The state will provide contingent liability backing for MMRDA’s loans from bilateral or multilateral organisations or other financial institutions, according to the government resolution cited in the IE report.
The borrowing can occur on a back-to-back basis or other appropriate methods, with likely concessional interest rates, according to the resolution.
Despite the state previously clearing these lines in earlier Cabinet decisions, hurdles in tapping foreign-assisted financing reportedly prompted the state government to intervene.
The resolution clarifies that MMRDA would primarily be responsible for repaying the interest, fees, and principal amount of the loan.
However, in case of default or exceptional circumstances, the state will act as guarantor and pay the dues.

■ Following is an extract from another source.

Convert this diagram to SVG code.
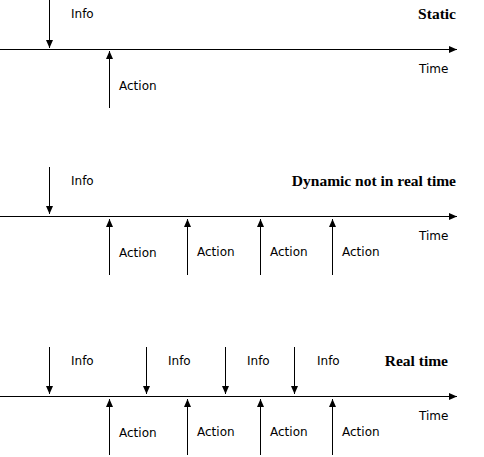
<svg xmlns="http://www.w3.org/2000/svg" width="484" height="457" viewBox="0 0 484 457">
<style>
.ln{stroke:#000;stroke-width:1;fill:none}
.t{font-family:"DejaVu Sans",Verdana,sans-serif;font-size:12px;fill:#000}
.h{font-family:"Liberation Serif","Times New Roman",serif;font-size:15.5px;font-weight:bold;fill:#000;text-anchor:end}
</style>
<defs>
<marker id="a" viewBox="0 0 8 8" refX="8" refY="4" markerWidth="8" markerHeight="8" markerUnits="userSpaceOnUse" orient="auto"><path d="M0,0.5 L8,4 L0,7.5 Z" fill="#000"/></marker>
</defs>
<rect width="484" height="457" fill="#fff"/>
<g id="connectors">
<line class="ln" x1="0" y1="49.5" x2="457" y2="49.5" marker-end="url(#a)"/>
<line class="ln" x1="49.5" y1="0" x2="49.5" y2="48" marker-end="url(#a)"/>
<line class="ln" x1="109.5" y1="108" x2="109.5" y2="51" marker-end="url(#a)"/>

<line class="ln" x1="0" y1="216.5" x2="457" y2="216.5" marker-end="url(#a)"/>
<line class="ln" x1="49.5" y1="167" x2="49.5" y2="214" marker-end="url(#a)"/>
<line class="ln" x1="109.5" y1="275" x2="109.5" y2="219" marker-end="url(#a)"/>
<line class="ln" x1="187.5" y1="275" x2="187.5" y2="219" marker-end="url(#a)"/>
<line class="ln" x1="260.5" y1="275" x2="260.5" y2="219" marker-end="url(#a)"/>
<line class="ln" x1="332.5" y1="275" x2="332.5" y2="219" marker-end="url(#a)"/>

<line class="ln" x1="0" y1="396.5" x2="457" y2="396.5" marker-end="url(#a)"/>
<line class="ln" x1="49.5" y1="347" x2="49.5" y2="394" marker-end="url(#a)"/>
<line class="ln" x1="146.5" y1="347" x2="146.5" y2="394" marker-end="url(#a)"/>
<line class="ln" x1="225.5" y1="347" x2="225.5" y2="394" marker-end="url(#a)"/>
<line class="ln" x1="294.5" y1="347" x2="294.5" y2="394" marker-end="url(#a)"/>
<line class="ln" x1="109.5" y1="455" x2="109.5" y2="399" marker-end="url(#a)"/>
<line class="ln" x1="187.5" y1="455" x2="187.5" y2="399" marker-end="url(#a)"/>
<line class="ln" x1="260.5" y1="455" x2="260.5" y2="399" marker-end="url(#a)"/>
<line class="ln" x1="332.5" y1="455" x2="332.5" y2="399" marker-end="url(#a)"/>
</g>
<g id="static">
<text class="t" x="71" y="18">Info</text>
<text class="h" x="456" y="19">Static</text>
<text class="t" x="419" y="73">Time</text>
<text class="t" x="119" y="90">Action</text>
</g>
<g id="dynamic">
<text class="t" x="71" y="185">Info</text>
<text class="h" x="456" y="186">Dynamic not in real time</text>
<text class="t" x="419" y="240">Time</text>
<text class="t" x="119" y="257">Action</text>
<text class="t" x="197" y="256">Action</text>
<text class="t" x="270" y="256">Action</text>
<text class="t" x="342" y="256">Action</text>
</g>
<g id="realtime">
<text class="t" x="71" y="365">Info</text>
<text class="t" x="168" y="365">Info</text>
<text class="t" x="247" y="365">Info</text>
<text class="t" x="317" y="365">Info</text>
<text class="h" x="448" y="366">Real time</text>
<text class="t" x="419" y="420">Time</text>
<text class="t" x="119" y="437">Action</text>
<text class="t" x="197" y="436">Action</text>
<text class="t" x="270" y="436">Action</text>
<text class="t" x="342" y="436">Action</text>
</g>
</svg>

Additional financial burden owing to delay, cost overruns for litigation, or other unexpected reasons, will be borne by the MMRDA, not the state.
“This backing by the state government provides funding certainty and enables us to go ahead with loan arrangements needed for these important infrastructure projects," an MMRDA officer was quoted as saying in the IE report.
Further, the resolution authorises the MMRDA and the Urban Development Department to execute loan agreements with banks and project and financial agreements with the Centre, wherever necessary.
These agreements will specify the repayment schedule, interest payments, and conditions tied to the external financial assistance.
According to the MMRDA official, the loan process was at an advanced stage, but needed the state to intervene for guarantee and risk mitigation.
"With this clearance, we are getting closer to arranging the funds and completing project timelines," the official added.